__Provided records__.
-- Begin --
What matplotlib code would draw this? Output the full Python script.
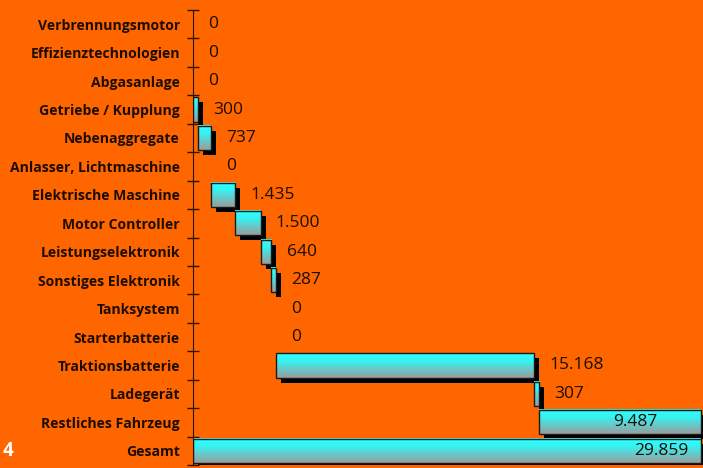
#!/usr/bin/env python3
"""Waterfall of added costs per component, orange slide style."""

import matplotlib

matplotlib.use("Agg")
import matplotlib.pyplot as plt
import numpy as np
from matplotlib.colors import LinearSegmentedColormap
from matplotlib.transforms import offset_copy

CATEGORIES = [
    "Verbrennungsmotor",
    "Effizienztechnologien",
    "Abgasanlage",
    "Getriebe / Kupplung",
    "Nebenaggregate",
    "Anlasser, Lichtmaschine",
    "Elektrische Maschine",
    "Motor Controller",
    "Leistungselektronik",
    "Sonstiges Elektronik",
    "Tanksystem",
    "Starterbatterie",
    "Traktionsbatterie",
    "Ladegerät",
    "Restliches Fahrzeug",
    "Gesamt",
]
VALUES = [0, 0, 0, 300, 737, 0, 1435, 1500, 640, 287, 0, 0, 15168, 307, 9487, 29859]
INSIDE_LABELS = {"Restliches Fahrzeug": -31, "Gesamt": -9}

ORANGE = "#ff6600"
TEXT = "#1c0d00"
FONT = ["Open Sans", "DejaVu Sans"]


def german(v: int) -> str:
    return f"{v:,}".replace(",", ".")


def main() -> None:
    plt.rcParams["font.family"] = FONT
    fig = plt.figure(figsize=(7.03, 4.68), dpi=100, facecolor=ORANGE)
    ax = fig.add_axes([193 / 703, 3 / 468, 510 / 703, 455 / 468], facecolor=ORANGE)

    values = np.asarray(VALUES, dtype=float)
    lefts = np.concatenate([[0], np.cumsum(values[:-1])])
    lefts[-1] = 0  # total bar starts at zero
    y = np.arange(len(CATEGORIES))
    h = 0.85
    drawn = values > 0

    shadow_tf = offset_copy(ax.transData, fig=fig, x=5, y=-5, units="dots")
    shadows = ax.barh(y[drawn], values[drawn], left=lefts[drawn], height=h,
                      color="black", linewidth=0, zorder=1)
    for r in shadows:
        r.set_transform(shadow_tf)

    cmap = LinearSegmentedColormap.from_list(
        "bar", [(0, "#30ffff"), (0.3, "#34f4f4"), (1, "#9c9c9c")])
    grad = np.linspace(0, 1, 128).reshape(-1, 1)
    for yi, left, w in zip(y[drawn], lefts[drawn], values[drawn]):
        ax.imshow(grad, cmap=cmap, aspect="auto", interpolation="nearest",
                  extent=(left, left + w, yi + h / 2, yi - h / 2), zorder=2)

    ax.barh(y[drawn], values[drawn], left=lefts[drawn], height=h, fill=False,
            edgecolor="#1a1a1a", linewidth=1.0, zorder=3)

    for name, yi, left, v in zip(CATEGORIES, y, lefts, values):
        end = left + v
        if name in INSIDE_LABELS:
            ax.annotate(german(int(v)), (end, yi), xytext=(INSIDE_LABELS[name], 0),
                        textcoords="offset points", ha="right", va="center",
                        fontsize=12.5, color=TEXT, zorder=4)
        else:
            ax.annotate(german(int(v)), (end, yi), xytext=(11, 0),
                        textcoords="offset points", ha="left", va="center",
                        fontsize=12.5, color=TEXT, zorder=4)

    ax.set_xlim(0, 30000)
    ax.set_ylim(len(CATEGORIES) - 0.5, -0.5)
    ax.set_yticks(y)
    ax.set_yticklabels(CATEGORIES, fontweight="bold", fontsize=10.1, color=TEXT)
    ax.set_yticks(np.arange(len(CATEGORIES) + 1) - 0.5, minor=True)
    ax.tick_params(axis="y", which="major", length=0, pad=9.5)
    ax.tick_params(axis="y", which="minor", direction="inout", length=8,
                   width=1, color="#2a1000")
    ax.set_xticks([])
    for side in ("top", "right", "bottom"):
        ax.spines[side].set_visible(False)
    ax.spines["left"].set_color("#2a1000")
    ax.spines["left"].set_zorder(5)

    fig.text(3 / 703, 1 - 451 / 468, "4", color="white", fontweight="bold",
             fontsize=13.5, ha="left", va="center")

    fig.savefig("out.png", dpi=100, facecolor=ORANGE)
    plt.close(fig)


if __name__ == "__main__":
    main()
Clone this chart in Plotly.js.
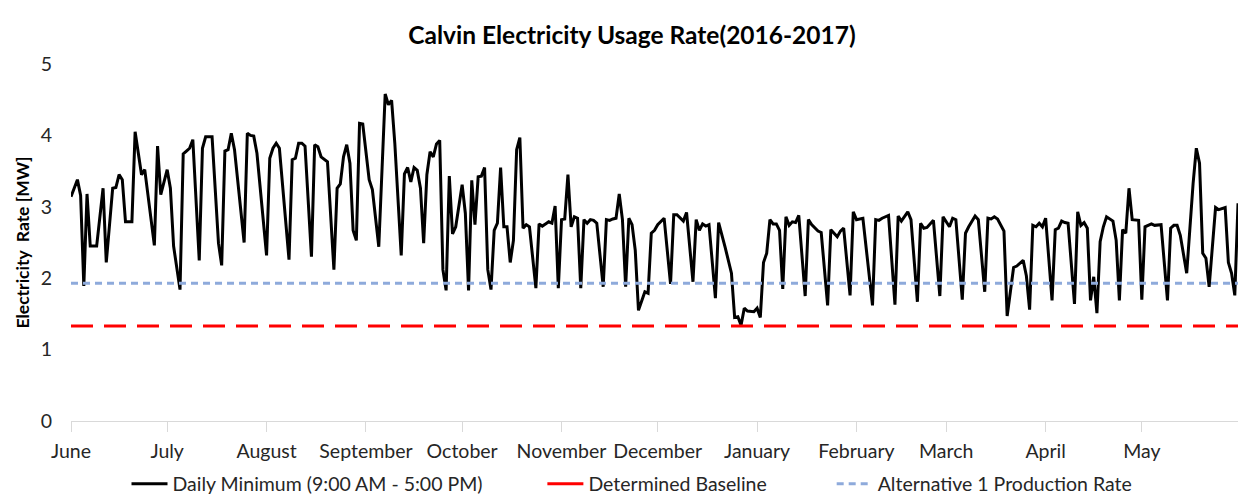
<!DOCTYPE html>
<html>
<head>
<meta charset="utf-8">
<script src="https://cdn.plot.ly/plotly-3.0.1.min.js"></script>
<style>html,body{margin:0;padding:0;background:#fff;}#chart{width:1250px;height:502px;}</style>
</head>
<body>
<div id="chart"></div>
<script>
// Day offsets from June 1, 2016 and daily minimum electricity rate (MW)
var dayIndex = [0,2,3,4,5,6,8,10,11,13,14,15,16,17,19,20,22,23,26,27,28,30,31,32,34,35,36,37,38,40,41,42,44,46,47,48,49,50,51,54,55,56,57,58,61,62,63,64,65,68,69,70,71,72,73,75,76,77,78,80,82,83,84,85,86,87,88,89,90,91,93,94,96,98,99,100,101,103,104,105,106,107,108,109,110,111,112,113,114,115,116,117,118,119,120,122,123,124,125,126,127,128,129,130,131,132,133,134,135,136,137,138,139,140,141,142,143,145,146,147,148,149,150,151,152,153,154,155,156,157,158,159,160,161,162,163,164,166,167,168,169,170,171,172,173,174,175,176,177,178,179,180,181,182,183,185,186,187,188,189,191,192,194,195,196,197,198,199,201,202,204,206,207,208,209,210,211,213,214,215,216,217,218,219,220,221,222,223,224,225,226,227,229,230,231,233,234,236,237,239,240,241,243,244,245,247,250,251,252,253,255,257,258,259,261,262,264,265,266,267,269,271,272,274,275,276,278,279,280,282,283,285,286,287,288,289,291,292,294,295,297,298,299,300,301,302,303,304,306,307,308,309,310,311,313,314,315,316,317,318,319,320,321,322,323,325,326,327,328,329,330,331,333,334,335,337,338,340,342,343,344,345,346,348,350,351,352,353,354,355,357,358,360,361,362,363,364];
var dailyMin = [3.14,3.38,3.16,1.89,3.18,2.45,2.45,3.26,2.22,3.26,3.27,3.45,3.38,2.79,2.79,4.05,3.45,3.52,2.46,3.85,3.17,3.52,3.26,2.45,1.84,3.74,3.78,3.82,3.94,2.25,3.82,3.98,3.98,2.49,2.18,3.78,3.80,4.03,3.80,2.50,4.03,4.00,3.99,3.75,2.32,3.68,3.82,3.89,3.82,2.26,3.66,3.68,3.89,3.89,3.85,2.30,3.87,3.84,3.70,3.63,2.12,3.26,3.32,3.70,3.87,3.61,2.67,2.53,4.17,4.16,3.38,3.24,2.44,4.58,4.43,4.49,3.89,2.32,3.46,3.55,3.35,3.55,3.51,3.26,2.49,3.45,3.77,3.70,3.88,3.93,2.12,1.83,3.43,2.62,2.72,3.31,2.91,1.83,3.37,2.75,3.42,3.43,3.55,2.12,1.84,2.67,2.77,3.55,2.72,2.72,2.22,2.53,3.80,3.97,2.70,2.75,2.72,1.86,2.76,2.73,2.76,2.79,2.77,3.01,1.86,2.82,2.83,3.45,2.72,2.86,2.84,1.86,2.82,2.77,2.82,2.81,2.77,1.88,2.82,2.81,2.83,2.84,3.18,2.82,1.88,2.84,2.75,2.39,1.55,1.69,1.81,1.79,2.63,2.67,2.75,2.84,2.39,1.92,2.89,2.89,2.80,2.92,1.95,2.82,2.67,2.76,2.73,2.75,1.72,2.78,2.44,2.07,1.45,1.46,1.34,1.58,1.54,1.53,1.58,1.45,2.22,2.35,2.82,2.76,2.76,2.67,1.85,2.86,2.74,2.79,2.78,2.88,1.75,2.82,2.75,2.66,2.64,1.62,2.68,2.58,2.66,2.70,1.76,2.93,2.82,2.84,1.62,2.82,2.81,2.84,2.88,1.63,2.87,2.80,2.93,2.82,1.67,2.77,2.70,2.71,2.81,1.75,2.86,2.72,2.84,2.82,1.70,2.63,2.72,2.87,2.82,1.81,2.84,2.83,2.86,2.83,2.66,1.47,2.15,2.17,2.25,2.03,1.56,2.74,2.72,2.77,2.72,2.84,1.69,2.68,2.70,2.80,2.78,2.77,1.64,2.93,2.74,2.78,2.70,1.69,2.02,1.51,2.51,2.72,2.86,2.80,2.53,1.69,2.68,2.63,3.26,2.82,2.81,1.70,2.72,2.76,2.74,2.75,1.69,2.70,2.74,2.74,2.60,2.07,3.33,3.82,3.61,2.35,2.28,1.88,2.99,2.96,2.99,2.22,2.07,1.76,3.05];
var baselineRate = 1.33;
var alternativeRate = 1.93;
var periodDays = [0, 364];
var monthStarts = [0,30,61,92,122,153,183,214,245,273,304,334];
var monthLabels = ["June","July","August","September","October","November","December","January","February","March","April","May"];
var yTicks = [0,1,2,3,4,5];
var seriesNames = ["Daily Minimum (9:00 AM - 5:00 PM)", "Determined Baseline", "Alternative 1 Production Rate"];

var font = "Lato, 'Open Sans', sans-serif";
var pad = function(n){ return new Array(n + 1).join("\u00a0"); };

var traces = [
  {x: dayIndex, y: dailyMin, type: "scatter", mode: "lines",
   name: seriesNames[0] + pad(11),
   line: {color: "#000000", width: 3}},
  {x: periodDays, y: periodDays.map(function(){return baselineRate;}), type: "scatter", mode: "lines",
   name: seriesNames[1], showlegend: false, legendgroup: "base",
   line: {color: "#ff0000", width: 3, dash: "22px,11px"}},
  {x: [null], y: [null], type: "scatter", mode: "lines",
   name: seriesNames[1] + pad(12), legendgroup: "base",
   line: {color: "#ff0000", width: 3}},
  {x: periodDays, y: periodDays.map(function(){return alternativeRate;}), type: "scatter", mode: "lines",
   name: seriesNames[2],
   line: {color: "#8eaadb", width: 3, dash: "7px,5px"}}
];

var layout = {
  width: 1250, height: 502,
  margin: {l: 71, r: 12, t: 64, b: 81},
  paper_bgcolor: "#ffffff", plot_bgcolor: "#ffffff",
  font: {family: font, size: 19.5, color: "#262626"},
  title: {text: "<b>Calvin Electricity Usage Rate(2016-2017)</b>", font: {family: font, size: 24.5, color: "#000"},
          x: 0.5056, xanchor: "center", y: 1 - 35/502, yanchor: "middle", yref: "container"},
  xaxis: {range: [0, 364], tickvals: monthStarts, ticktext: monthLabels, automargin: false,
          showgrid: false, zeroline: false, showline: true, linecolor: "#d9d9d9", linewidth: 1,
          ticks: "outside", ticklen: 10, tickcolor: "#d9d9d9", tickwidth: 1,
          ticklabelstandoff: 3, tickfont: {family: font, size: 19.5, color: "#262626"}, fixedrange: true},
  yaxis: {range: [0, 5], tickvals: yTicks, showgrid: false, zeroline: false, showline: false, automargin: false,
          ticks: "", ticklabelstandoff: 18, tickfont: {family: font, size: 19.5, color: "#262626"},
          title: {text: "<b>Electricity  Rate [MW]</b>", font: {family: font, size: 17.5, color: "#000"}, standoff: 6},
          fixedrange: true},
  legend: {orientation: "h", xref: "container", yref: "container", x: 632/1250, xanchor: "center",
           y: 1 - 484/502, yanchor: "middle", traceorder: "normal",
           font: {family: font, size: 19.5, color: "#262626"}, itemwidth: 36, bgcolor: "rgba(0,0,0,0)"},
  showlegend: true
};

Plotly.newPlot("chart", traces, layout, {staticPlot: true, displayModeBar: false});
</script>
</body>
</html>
-- End --
__Brief__. Copy, word for word, the entries above from the first line to the line that holds "ax = fig.add_axes([193". Drop the pictures.

__Full answer__.
What matplotlib code would draw this? Output the full Python script.
#!/usr/bin/env python3
"""Waterfall of added costs per component, orange slide style."""

import matplotlib

matplotlib.use("Agg")
import matplotlib.pyplot as plt
import numpy as np
from matplotlib.colors import LinearSegmentedColormap
from matplotlib.transforms import offset_copy

CATEGORIES = [
    "Verbrennungsmotor",
    "Effizienztechnologien",
    "Abgasanlage",
    "Getriebe / Kupplung",
    "Nebenaggregate",
    "Anlasser, Lichtmaschine",
    "Elektrische Maschine",
    "Motor Controller",
    "Leistungselektronik",
    "Sonstiges Elektronik",
    "Tanksystem",
    "Starterbatterie",
    "Traktionsbatterie",
    "Ladegerät",
    "Restliches Fahrzeug",
    "Gesamt",
]
VALUES = [0, 0, 0, 300, 737, 0, 1435, 1500, 640, 287, 0, 0, 15168, 307, 9487, 29859]
INSIDE_LABELS = {"Restliches Fahrzeug": -31, "Gesamt": -9}

ORANGE = "#ff6600"
TEXT = "#1c0d00"
FONT = ["Open Sans", "DejaVu Sans"]


def german(v: int) -> str:
    return f"{v:,}".replace(",", ".")


def main() -> None:
    plt.rcParams["font.family"] = FONT
    fig = plt.figure(figsize=(7.03, 4.68), dpi=100, facecolor=ORANGE)
    ax = fig.add_axes([193 / 703, 3 / 468, 510 / 703, 455 / 468], facecolor=ORANGE)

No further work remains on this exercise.